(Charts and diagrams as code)
──────
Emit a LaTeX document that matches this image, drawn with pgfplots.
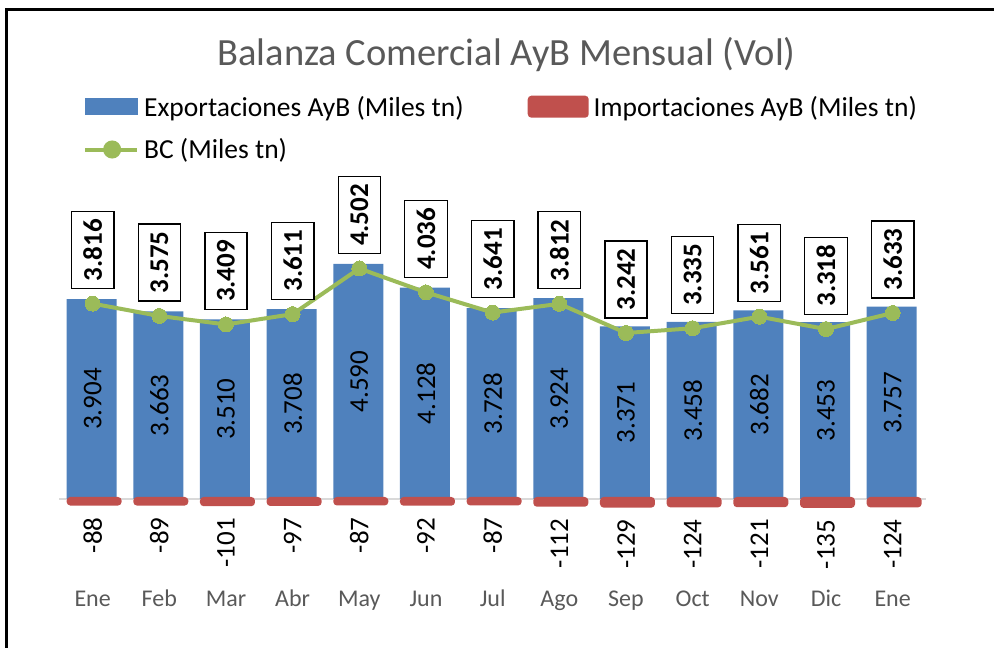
\documentclass[border=0pt]{standalone}
\usepackage{pgfplots}
\pgfplotsset{compat=1.18}
\usepackage{pgfplotstable}
\usepackage{fontspec}
\setmainfont{Carlito}
\definecolor{expblue}{HTML}{4F81BD}
\definecolor{impred}{HTML}{C0504D}
\definecolor{bcgreen}{HTML}{9BBB59}
\definecolor{txtgrey}{HTML}{595959}

\pgfplotstableread{
x exp imp bc
0 3904 -88 3816
1 3663 -89 3575
2 3510 -101 3409
3 3708 -97 3611
4 4590 -87 4502
5 4128 -92 4036
6 3728 -87 3641
7 3924 -112 3812
8 3371 -129 3242
9 3458 -124 3335
10 3682 -121 3561
11 3453 -135 3318
12 3757 -124 3633
}\data

\begin{document}
\begin{tikzpicture}
\useasboundingbox (0pt,0pt) rectangle (994pt,648pt);
\draw[line width=3pt] (6pt,-2pt) -- (6pt,638pt) -- (998pt,638pt);
\node[anchor=base, text=txtgrey, font=\fontsize{38.5}{42}\selectfont, inner sep=0pt] at (506.5pt,582pt) {Balanza Comercial AyB Mensual (Vol)};
\begin{axis}[
  at={(59.3pt,61.96pt)}, anchor=south west,
  scale only axis, width=866.7pt, height=343.04pt,
  xmin=-0.5, xmax=12.5, ymin=-1700, ymax=5000,
  axis line style={draw=none},
  ytick=\empty,
  xtick={0,...,12},
  xticklabels={Ene,Feb,Mar,Abr,May,Jun,Jul,Ago,Sep,Oct,Nov,Dic,Ene},
  major tick length=0pt,
  xticklabel style={text=txtgrey, font=\fontsize{24}{28}\selectfont, anchor=base, yshift=-20.7pt},
  extra y ticks={0}, extra y tick labels={},
  extra y tick style={grid=major, major grid style={draw=black!15, line width=1.5pt}},
  clip=false,
  /pgf/number format/.cd, fixed, precision=0, 1000 sep={.}, assume math mode=true, /pgfplots/.cd,
  legend columns=2,
  legend cell align=left,
  legend style={at={(axis description cs:0.0273,1.43)}, anchor=north west, draw=none, fill=none,
    inner sep=0pt, font=\fontsize{27.5}{30}\selectfont, text=black,
    nodes={inner xsep=5pt, inner ysep=0pt},
    row sep=21pt,
    /tikz/every even column/.append style={column sep=59pt}},
]
\addplot[ybar, bar width=50pt, bar shift=-1pt, fill=expblue, draw=none,
  legend image code/.code={\fill[expblue] (0pt,-8.5pt) rectangle (53pt,8.5pt);}]
  table[x=x,y=exp]{\data};
\addlegendentry{Exportaciones AyB (Miles tn)}
\addplot[ybar, bar width=51pt, bar shift=1.5pt, fill=impred, draw=impred, line width=4pt, rounded corners=2pt,
  legend image code/.code={\fill[impred, rounded corners=2pt] (0pt,-9pt) rectangle (57pt,9pt);}]
  table[x=x,y=imp]{\data};
\addlegendentry{Importaciones AyB (Miles tn)}
\addplot[bcgreen, line width=4pt, mark=*, mark size=7.5pt, mark options={fill=bcgreen, draw=bcgreen, line width=0pt},
  legend image code/.code={\draw[bcgreen, line width=4pt] (0pt,0pt) -- (52pt,0pt); \fill[bcgreen] (27pt,0pt) circle (7pt);}]
  table[x=x,y=bc]{\data};
\addlegendentry{BC (Miles tn)}
% export labels (centered in bars)
\addplot[draw=none, forget plot, nodes near coords, point meta=explicit,
  every node near coord/.append style={rotate=90, anchor=center, font=\fontsize{27}{30}\selectfont, text=black}]
  table[x=x, y expr=\thisrow{exp}/2, meta=exp]{\data};
% import labels
\addplot[draw=none, forget plot, nodes near coords, point meta=explicit,
  every node near coord/.append style={rotate=90, anchor=east, inner sep=0pt, outer xsep=14pt, font=\fontsize{27}{30}\selectfont, text=black}]
  table[x=x, y=imp, meta=imp]{\data};
% BC labels
\addplot[draw=none, forget plot, nodes near coords, point meta=explicit,
  every node near coord/.append style={rotate=90, anchor=west, draw=black, line width=1.2pt, fill=white,
    inner xsep=7.5pt, inner ysep=12pt, outer xsep=15pt, font=\fontsize{27}{30}\selectfont\bfseries, text=black}]
  table[x=x, y=bc, meta=bc]{\data};
\end{axis}
\end{tikzpicture}
\end{document}
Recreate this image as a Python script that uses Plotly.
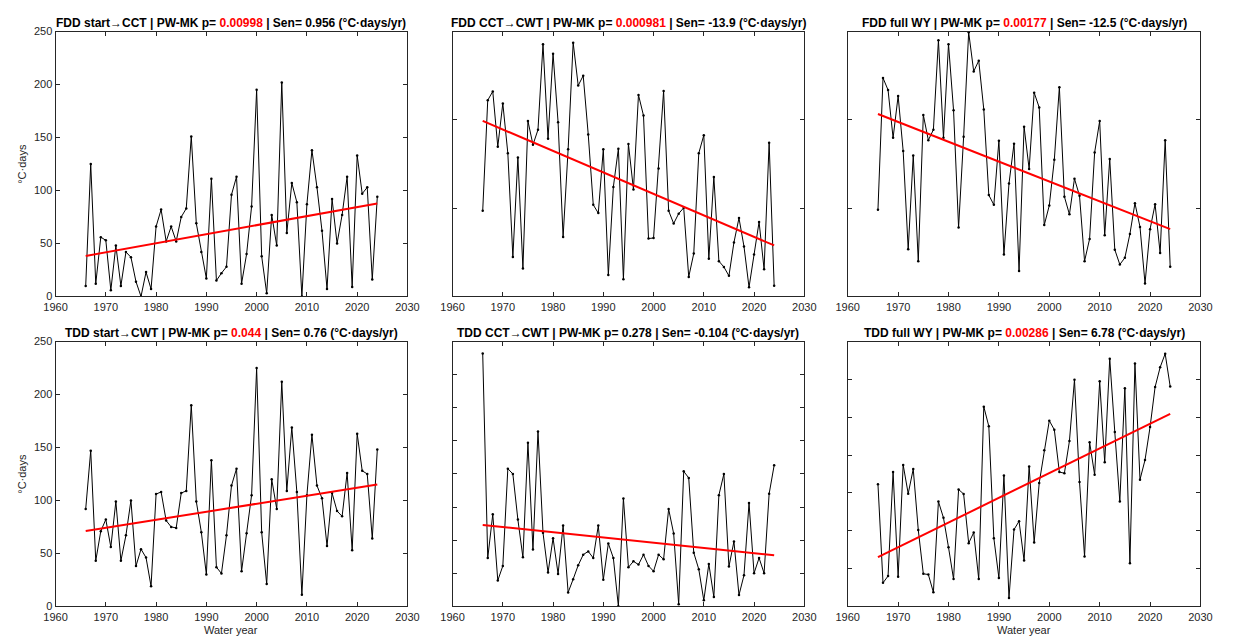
──────
#### Short exercise:
Scan the material above for the word "that". Copy each line where it occurs.

#### Exercise response:
Emit a LaTeX document that matches this image, drawn with pgfplots.
Recreate this image as a Python script that uses Plotly.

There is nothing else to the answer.